» **What is asked**: Copy the data exactly as it appears, and do not include any pictures.

* Begin *

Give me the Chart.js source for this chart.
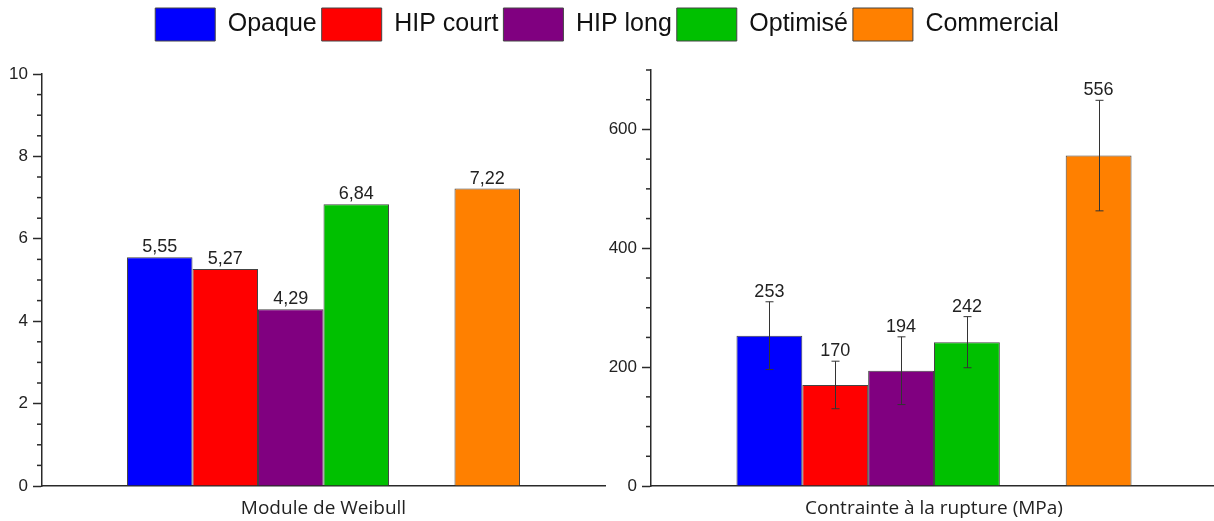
<!DOCTYPE html>
<html>
<head>
<meta charset="utf-8">
<script src="https://cdn.jsdelivr.net/npm/chart.js@4.4.1/dist/chart.umd.min.js"></script>
<style>
  html, body { margin: 0; padding: 0; background: #fff; overflow: hidden; }
  #wrap { position: relative; width: 1214px; height: 521px; }
  #c1 { position: absolute; left: 0; top: 0; }
  #c2 { position: absolute; left: 605px; top: 0; }
</style>
</head>
<body>
<div id="wrap">
  <canvas id="c1" width="1214" height="521"></canvas>
  <canvas id="c2" width="612" height="521"></canvas>
</div>
<script>
const series = ["Opaque", "HIP court", "HIP long", "Optimisé", "Commercial"];
const colors = ["#0000FF", "#FF0000", "#800080", "#00C000", "#FF8000"];
const weibull = [5.55, 5.27, 4.29, 6.84, 7.22];
const stress = [253, 170, 194, 242, 556];
const stressErr = [57, 40, 57, 43, 93];
const weibullTicks = [0, 2, 4, 6, 8, 10];
const stressTicks = [0, 200, 400, 600];

const tickFont = { family: '"Liberation Sans", Arial, sans-serif', size: 17 };
const axisColor = "#2a2a2a";

function makeDatasets(values, errors) {
  const ds = series.map((name, i) => ({
    label: name,
    data: [values[i]],
    err: errors ? errors[i] : 0,
    backgroundColor: colors[i],
    borderColor: "#444",
    borderWidth: 1,
  }));
  // empty slot between Optimisé and Commercial
  ds.splice(4, 0, { label: "", data: [null], backgroundColor: "transparent", borderWidth: 0 });
  return ds;
}

// value text above each bar, plus error bars when a dataset has them
const valueLabels = {
  id: "valueLabels",
  afterDatasetsDraw(chart, args, opts) {
    const ctx = chart.ctx;
    const y = chart.scales.y;
    ctx.save();
    chart.data.datasets.forEach((ds, i) => {
      if (!ds.label) return;
      const bar = chart.getDatasetMeta(i).data[0];
      const v = ds.data[0];
      let top = bar.y;
      if (ds.err) {
        const hi = y.getPixelForValue(v + ds.err);
        const lo = y.getPixelForValue(v - ds.err);
        const x = Math.round(bar.x) + 0.5;
        ctx.strokeStyle = "#333";
        ctx.lineWidth = 1;
        ctx.beginPath();
        ctx.moveTo(x, hi); ctx.lineTo(x, lo);
        ctx.moveTo(x - 4, hi); ctx.lineTo(x + 4, hi);
        ctx.moveTo(x - 4, lo); ctx.lineTo(x + 4, lo);
        ctx.stroke();
        top = hi;
      }
      ctx.fillStyle = "#222";
      ctx.font = '18px "Liberation Sans", Arial, sans-serif';
      ctx.textAlign = "center";
      ctx.textBaseline = "alphabetic";
      ctx.fillText(opts.format(v), bar.x, top - 5);
    });
    ctx.restore();
  },
};

// short outward ticks between the labelled ones
const minorTicks = {
  id: "minorTicks",
  afterDraw(chart, args, opts) {
    const s = chart.scales.y;
    const ctx = chart.ctx;
    ctx.save();
    ctx.strokeStyle = axisColor;
    ctx.lineWidth = 1.5;
    s.ticks.forEach((t) => {
      if (opts.major.includes(t.value)) return;
      const py = s.getPixelForValue(t.value);
      ctx.beginPath();
      ctx.moveTo(s.right - 5, py);
      ctx.lineTo(s.right, py);
      ctx.stroke();
    });
    ctx.restore();
  },
};

function yAxis(max, step, majors, width, top) {
  return {
    min: 0,
    max: max,
    afterFit: (s) => {
      s.width = width;
      if (top) s.paddingTop = top;
    },
    ticks: {
      stepSize: step,
      maxTicksLimit: 100,
      autoSkip: false,
      padding: 5,
      color: "#222",
      font: tickFont,
      callback: (v) => (majors.includes(v) ? v : ""),
    },
    grid: {
      drawOnChartArea: false,
      drawTicks: true,
      tickLength: 9,
      tickWidth: 1.5,
      tickColor: (c) => (c.tick && majors.includes(c.tick.value) ? axisColor : "rgba(0,0,0,0)"),
    },
    border: { color: axisColor, width: 1.5 },
  };
}

function xAxis(title) {
  return {
    type: "category",
    labels: [title],
    afterFit: (s) => { s.height = 35; },
    ticks: { padding: 11, color: "#222", font: { family: '"Open Sans", sans-serif', size: 19 } },
    grid: { display: false, drawTicks: false },
    border: { color: axisColor, width: 1.5 },
  };
}

const common = {
  responsive: false,
  animation: false,
  events: [],
  datasets: { bar: { categoryPercentage: 0.698, barPercentage: 1 } },
};

new Chart(document.getElementById("c1"), {
  type: "bar",
  data: { labels: ["Module de Weibull"], datasets: makeDatasets(weibull, null) },
  options: {
    ...common,
    layout: { padding: { top: 3, left: 0, right: 0, bottom: 0 } },
    scales: {
      x: xAxis("Module de Weibull"),
      y: yAxis(10, 0.5, weibullTicks, 42, 0),
      // invisible axis that keeps the right half of the canvas free for the second chart
      yPad: {
        position: "right",
        ticks: { display: false },
        grid: { display: false },
        border: { display: false },
        afterFit: (s) => { s.width = 609; },
      },
    },
    plugins: {
      tooltip: { enabled: false },
      legend: {
        position: "top",
        labels: {
          boxWidth: 60,
          boxHeight: 33,
          padding: 5,
          color: "#111",
          font: { family: '"Liberation Sans", Arial, sans-serif', size: 25 },
          filter: (item) => item.text !== "",
        },
      },
      // empty spacer between the legend and the plot
      subtitle: {
        display: true,
        text: "",
        weight: 500,
        padding: 0,
        font: { size: 23, lineHeight: 1 },
      },
      valueLabels: { format: (v) => v.toFixed(2).replace(".", ",") },
      minorTicks: { major: weibullTicks },
    },
  },
  plugins: [valueLabels, minorTicks],
});

new Chart(document.getElementById("c2"), {
  type: "bar",
  data: { labels: ["Contrainte à la rupture (MPa)"], datasets: makeDatasets(stress, stressErr) },
  options: {
    ...common,
    layout: { padding: 0 },
    scales: {
      x: xAxis("Contrainte à la rupture (MPa)"),
      y: yAxis(700, 50, stressTicks, 46, 70),
    },
    plugins: {
      tooltip: { enabled: false },
      legend: { display: false },
      valueLabels: { format: (v) => String(v) },
      minorTicks: { major: stressTicks },
    },
  },
  plugins: [valueLabels, minorTicks],
});
</script>
</body>
</html>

* End *

» **Solution below**:
Give me the Chart.js source for this chart.
<!DOCTYPE html>
<html>
<head>
<meta charset="utf-8">
<script src="https://cdn.jsdelivr.net/npm/chart.js@4.4.1/dist/chart.umd.min.js"></script>
<style>
  html, body { margin: 0; padding: 0; background: #fff; overflow: hidden; }
  #wrap { position: relative; width: 1214px; height: 521px; }
  #c1 { position: absolute; left: 0; top: 0; }
  #c2 { position: absolute; left: 605px; top: 0; }
</style>
</head>
<body>
<div id="wrap">
  <canvas id="c1" width="1214" height="521"></canvas>
  <canvas id="c2" width="612" height="521"></canvas>
</div>
<script>
const series = ["Opaque", "HIP court", "HIP long", "Optimisé", "Commercial"];
const colors = ["#0000FF", "#FF0000", "#800080", "#00C000", "#FF8000"];
const weibull = [5.55, 5.27, 4.29, 6.84, 7.22];
const stress = [253, 170, 194, 242, 556];
const stressErr = [57, 40, 57, 43, 93];
const weibullTicks = [0, 2, 4, 6, 8, 10];
const stressTicks = [0, 200, 400, 600];

const tickFont = { family: '"Liberation Sans", Arial, sans-serif', size: 17 };
const axisColor = "#2a2a2a";

function makeDatasets(values, errors) {
  const ds = series.map((name, i) => ({
    label: name,
    data: [values[i]],
    err: errors ? errors[i] : 0,
    backgroundColor: colors[i],
    borderColor: "#444",
    borderWidth: 1,
  }));
  // empty slot between Optimisé and Commercial
  ds.splice(4, 0, { label: "", data: [null], backgroundColor: "transparent", borderWidth: 0 });
  return ds;
}

// value text above each bar, plus error bars when a dataset has them
const valueLabels = {
  id: "valueLabels",
  afterDatasetsDraw(chart, args, opts) {
    const ctx = chart.ctx;
    const y = chart.scales.y;
    ctx.save();
    chart.data.datasets.forEach((ds, i) => {
      if (!ds.label) return;
      const bar = chart.getDatasetMeta(i).data[0];
      const v = ds.data[0];
      let top = bar.y;
      if (ds.err) {
        const hi = y.getPixelForValue(v + ds.err);
        const lo = y.getPixelForValue(v - ds.err);
        const x = Math.round(bar.x) + 0.5;
        ctx.strokeStyle = "#333";
        ctx.lineWidth = 1;
        ctx.beginPath();
        ctx.moveTo(x, hi); ctx.lineTo(x, lo);
        ctx.moveTo(x - 4, hi); ctx.lineTo(x + 4, hi);
        ctx.moveTo(x - 4, lo); ctx.lineTo(x + 4, lo);
        ctx.stroke();
        top = hi;
      }
      ctx.fillStyle = "#222";
      ctx.font = '18px "Liberation Sans", Arial, sans-serif';
      ctx.textAlign = "center";
      ctx.textBaseline = "alphabetic";
      ctx.fillText(opts.format(v), bar.x, top - 5);
    });
    ctx.restore();
  },
};

// short outward ticks between the labelled ones
const minorTicks = {
  id: "minorTicks",
  afterDraw(chart, args, opts) {
    const s = chart.scales.y;
    const ctx = chart.ctx;
    ctx.save();
    ctx.strokeStyle = axisColor;
    ctx.lineWidth = 1.5;
    s.ticks.forEach((t) => {
      if (opts.major.includes(t.value)) return;
      const py = s.getPixelForValue(t.value);
      ctx.beginPath();
      ctx.moveTo(s.right - 5, py);
      ctx.lineTo(s.right, py);
      ctx.stroke();
    });
    ctx.restore();
  },
};

function yAxis(max, step, majors, width, top) {
  return {
    min: 0,
    max: max,
    afterFit: (s) => {
      s.width = width;
      if (top) s.paddingTop = top;
    },
    ticks: {
      stepSize: step,
      maxTicksLimit: 100,
      autoSkip: false,
      padding: 5,
      color: "#222",
      font: tickFont,
      callback: (v) => (majors.includes(v) ? v : ""),
    },
    grid: {
      drawOnChartArea: false,
      drawTicks: true,
      tickLength: 9,
      tickWidth: 1.5,
      tickColor: (c) => (c.tick && majors.includes(c.tick.value) ? axisColor : "rgba(0,0,0,0)"),
    },
    border: { color: axisColor, width: 1.5 },
  };
}

function xAxis(title) {
  return {
    type: "category",
    labels: [title],
    afterFit: (s) => { s.height = 35; },
    ticks: { padding: 11, color: "#222", font: { family: '"Open Sans", sans-serif', size: 19 } },
    grid: { display: false, drawTicks: false },
    border: { color: axisColor, width: 1.5 },
  };
}

const common = {
  responsive: false,
  animation: false,
  events: [],
  datasets: { bar: { categoryPercentage: 0.698, barPercentage: 1 } },
};

new Chart(document.getElementById("c1"), {
  type: "bar",
  data: { labels: ["Module de Weibull"], datasets: makeDatasets(weibull, null) },
  options: {
    ...common,
    layout: { padding: { top: 3, left: 0, right: 0, bottom: 0 } },
    scales: {
      x: xAxis("Module de Weibull"),
      y: yAxis(10, 0.5, weibullTicks, 42, 0),
      // invisible axis that keeps the right half of the canvas free for the second chart
      yPad: {
        position: "right",
        ticks: { display: false },
        grid: { display: false },
        border: { display: false },
        afterFit: (s) => { s.width = 609; },
      },
    },
    plugins: {
      tooltip: { enabled: false },
      legend: {
        position: "top",
        labels: {
          boxWidth: 60,
          boxHeight: 33,
          padding: 5,
          color: "#111",
          font: { family: '"Liberation Sans", Arial, sans-serif', size: 25 },
          filter: (item) => item.text !== "",
        },
      },
      // empty spacer between the legend and the plot
      subtitle: {
        display: true,
        text: "",
        weight: 500,
        padding: 0,
        font: { size: 23, lineHeight: 1 },
      },
      valueLabels: { format: (v) => v.toFixed(2).replace(".", ",") },
      minorTicks: { major: weibullTicks },
    },
  },
  plugins: [valueLabels, minorTicks],
});

new Chart(document.getElementById("c2"), {
  type: "bar",
  data: { labels: ["Contrainte à la rupture (MPa)"], datasets: makeDatasets(stress, stressErr) },
  options: {
    ...common,
    layout: { padding: 0 },
    scales: {
      x: xAxis("Contrainte à la rupture (MPa)"),
      y: yAxis(700, 50, stressTicks, 46, 70),
    },
    plugins: {
      tooltip: { enabled: false },
      legend: { display: false },
      valueLabels: { format: (v) => String(v) },
      minorTicks: { major: stressTicks },
    },
  },
  plugins: [valueLabels, minorTicks],
});
</script>
</body>
</html>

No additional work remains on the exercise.